Want An Old Spy Plane? Canada's Online Auction Has You Covered

You can buy stuff like an old Canadian surveillance plane from the comfort of an online auction.
Justin Ling
Montreal, CA
Image:

Hey, do you want an aging Canadian naval vessel? Do you have $66,700? Well you're in luck. Because the Government of Canada will sell one to you on it official online auction.

In fact, just about any sort of aging piece of government technology (and other useless stuff), you can imagine can be found on GCSurplus. The auction pools from all the crap the government has either outgrown or seized from various tax cheats, gangsters, and other shady characters.

Advertisement

Currently, there's enough gear on the site to fetch you enough equipment for a pretty spendthrift little army.

Get yourself a couple of patrol boats, a few motorcycles, some skidoos, this seriously treaded ATV, a plane, an ex-police Crown Vic (the kind that look like boats on wheels), a bulldozer, and an old scooter.

There's even a bunch of old "decommissioned" government computers (hard drives removed, to protect from any scheming spies), on sale for nothing.

ATV

Or maybe you're into something a little more luxurious. Well you've got a week left to pull $1.7 million from the couch cushions and bid on a decade-old fixed-wing plane used by the RCMP, and an aircraft model capable of air surveillance.

With the federal government getting ever-more neurotic about balancing the budget in time for the 2015 election, selling off its assets in order to get there as soon as possible has become part of its fiscally responsible ambitions.

In the last few years, the Harper Government basically said it wanted to hold a fire sale, hawking properties and assets left and right. And that's what's happening on GC Surplus.

Fixed Wing Plane

Not that it's all gone entirely smoothly. GC Surplus got started in 2009 under the auspices of the Harper government, and it didn't take long before they had to pull it offline because someone was apparently hacking credit card information from the site.

It's since gone back online, and there's been no shortage of stories about all the whacky stuff and bad deals that've gone up on the auction block.

Advertisement

The government has even been taken to court by one disgruntled shopper. He says that the government, "gave him false or misleading information and omitted relevant and material facts about the vehicle."

One truck for sale on the website, going for something like $4,200, had a few things wrong with it, which included: "Possible bent frame, oil pan and front crank seal leaking, muffler bent and leaking, battery box bent, front headlight, side mirror broken, several tires are flat, transmission output seal leaking, truck cab damaged and box sides bent, odometer reading is unknown, maintenance sticker is sun faded and unreadable."

But with such glowing reviews from reddit users describing it as a, "great place to shop if you're an aspiring hoarder," it's hard to avoid the deep wormhole that is GC Surplus.

GC Surplus even has a Twitter account. "Time to add to your fleet!" chirped the account, in advertising that $1.7 million plane.

"Camping season has finally arrived!

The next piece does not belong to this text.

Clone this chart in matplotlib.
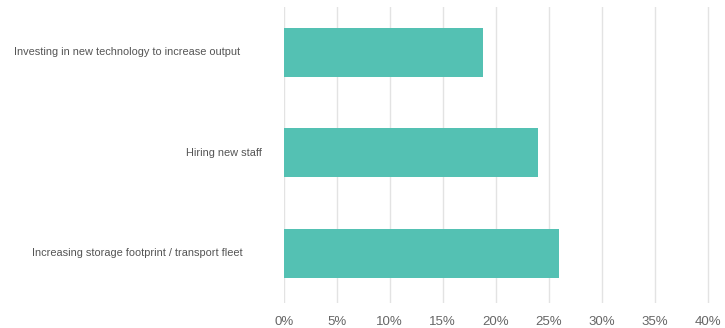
import matplotlib
matplotlib.use("Agg")
import matplotlib.pyplot as plt
from matplotlib.ticker import FuncFormatter

categories = [
    "Investing in new technology to increase output",
    "Hiring new staff",
    "Increasing storage footprint / transport fleet",
]
values = [18.8, 24.0, 26.0]
xticks = [0, 5, 10, 15, 20, 25, 30, 35, 40]

# horizontal centre of each category label, in figure pixels
label_centres = [127, 224, 137]

W, H = 725, 328
plt.rcParams["font.family"] = ["Liberation Sans", "DejaVu Sans"]
fig = plt.figure(figsize=(W / 100, H / 100), dpi=100)
left, right, top, bottom = 283.7, 710.0, 7.0, 303.0
ax = fig.add_axes([left / W, 1 - bottom / H, (right - left) / W, (bottom - top) / H])

y = list(range(len(categories)))
ax.barh(y, values, height=0.485, color="#54c1b3", zorder=3)

ax.set_xlim(0, 40 * (right - left) / (707.7 - left))
ax.set_ylim(2.495, -0.45)
ax.set_xticks(xticks)
ax.xaxis.set_major_formatter(FuncFormatter(lambda v, p: f"{v:.0f}%"))
ax.tick_params(axis="x", length=0, pad=9.5, labelsize=9.5, labelcolor="#666666")
ax.set_yticks([])
ax.grid(axis="x", color="#e3e3e3", linewidth=1.0, zorder=0)
for s in ax.spines.values():
    s.set_visible(False)

for yi, cat, cx in zip(y, categories, label_centres):
    _, ypix = ax.transData.transform((0, yi))
    fig.text(cx / W, ypix / H, cat, ha="center", va="center",
             fontsize=7.9, color="#555555")

fig.savefig("out.png", dpi=100)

Update your equipment and hit up the great wild this weekend," it tweeted in June, linking to a list that includes "various used tarpaulins" and an assortment of gym equipment.

For a good number of the auction lots, you're definitely left wondering how exactly the government came to be in possession of, say, a box containing one copy of a Rudyard Kipling book and eight copies of another titled "Acquainted with the Night."

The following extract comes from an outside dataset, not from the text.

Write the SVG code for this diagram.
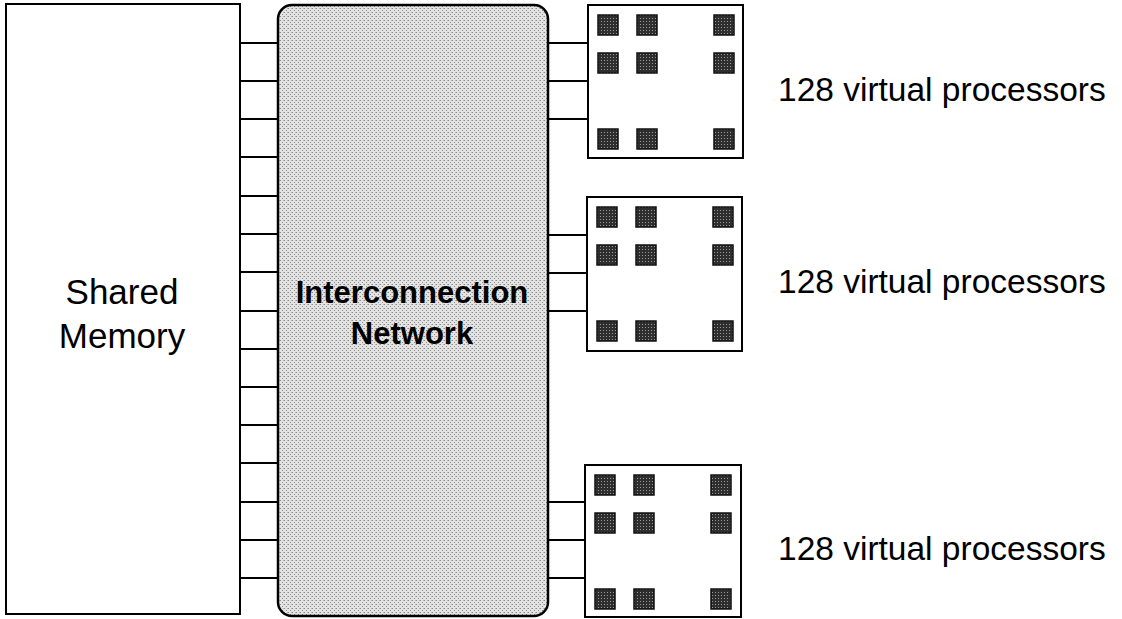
<svg xmlns="http://www.w3.org/2000/svg" width="1122" height="619" viewBox="0 0 1122 619">
<style>
.box{fill:#fff;stroke:#000;stroke-width:2}
.net{fill:url(#stipple);stroke:#000;stroke-width:2.5}
.link{stroke:#000;stroke-width:2;fill:none}
.chip{fill:url(#chipfill);stroke:#111;stroke-width:1.5}
.lbl{font-family:"Liberation Sans",Arial,sans-serif;fill:#000}
.bold{font-weight:bold}
</style>
<defs>
<pattern id="stipple" width="4" height="4" patternUnits="userSpaceOnUse">
<rect width="4" height="4" fill="#e4e4e4"/>
<rect x="0" y="0" width="1" height="1" fill="#8a8a8a"/>
<rect x="2" y="2" width="1" height="1" fill="#8a8a8a"/>
<rect x="3" y="0" width="1" height="1" fill="#b4b4b4"/>
</pattern>
<pattern id="chipfill" width="3" height="3" patternUnits="userSpaceOnUse">
<rect width="3" height="3" fill="#2e2e2e"/>
<rect x="1" y="1" width="1" height="1" fill="#9a9a9a"/>
</pattern>
<g id="chips">
<rect class="chip" x="10" y="10" width="20" height="20"/>
<rect class="chip" x="49" y="10" width="20" height="20"/>
<rect class="chip" x="126" y="10" width="20" height="20"/>
<rect class="chip" x="10" y="48" width="20" height="20"/>
<rect class="chip" x="49" y="48" width="20" height="20"/>
<rect class="chip" x="126" y="48" width="20" height="20"/>
<rect class="chip" x="10" y="124" width="20" height="20"/>
<rect class="chip" x="49" y="124" width="20" height="20"/>
<rect class="chip" x="126" y="124" width="20" height="20"/>
</g>
</defs>

<g id="connectors">
<path class="link" d="M240 43H278M240 81H278M240 119H278M240 157H278M240 196H278M240 234H278M240 272H278M240 311H278M240 349H278M240 387H278M240 425H278M240 463H278M240 502H278M240 540H278M240 578H278"/>
<path class="link" d="M548 43H588M548 81H588M548 119H588"/>
<path class="link" d="M548 235H587M548 273H587M548 311H587"/>
<path class="link" d="M548 502H585M548 540H585M548 578H585"/>
</g>

<g id="shared-memory">
<rect class="box" x="6" y="4" width="234" height="610"/>
<text class="lbl" x="122" y="304" font-size="35" text-anchor="middle">Shared</text>
<text class="lbl" x="122" y="348" font-size="35" text-anchor="middle">Memory</text>
</g>

<g id="interconnection-network">
<rect class="net" x="278" y="5" width="270" height="611" rx="14" ry="14"/>
<text class="lbl bold" x="412" y="303" font-size="31" text-anchor="middle">Interconnection</text>
<text class="lbl bold" x="412" y="344" font-size="31" text-anchor="middle">Network</text>
</g>

<g id="processors-1">
<rect class="box" x="588" y="5" width="155" height="153"/>
<use href="#chips" x="588" y="5"/>
<text class="lbl" x="778" y="101" font-size="33.5">128 virtual processors</text>
</g>

<g id="processors-2">
<rect class="box" x="587" y="197" width="155" height="154"/>
<use href="#chips" x="587" y="197"/>
<text class="lbl" x="778" y="293" font-size="33.5">128 virtual processors</text>
</g>

<g id="processors-3">
<rect class="box" x="585" y="465" width="156" height="152"/>
<use href="#chips" x="585" y="465"/>
<text class="lbl" x="778" y="560" font-size="33.5">128 virtual processors</text>
</g>
</svg>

For others, you wonder what sort of utter dysfunction in the public service led to the Department of Public Works and Government Services coming into possession of some 100 vintage razor kits dating back to 1953, each selling for anywhere between $200 and $900. Or say, the firetruck that just went for $17,761 in May—only 5804km on the odometer.

You also have to feel for those bureaucrats who have to babysit things like "christmas decorations" and then show them off to interested buyers who show up to inspect the goods.

In the end, GC Surplus has become the perfect metaphor for the lengths the Harper government will go to in balancing that federal budget. And like any Canadian in debt, its holding its own digital garage sale full of used goods.

Except in this case, instead of old lamps and scuffed up loafers, you can buy a decommissioned naval boat for relatively nothing.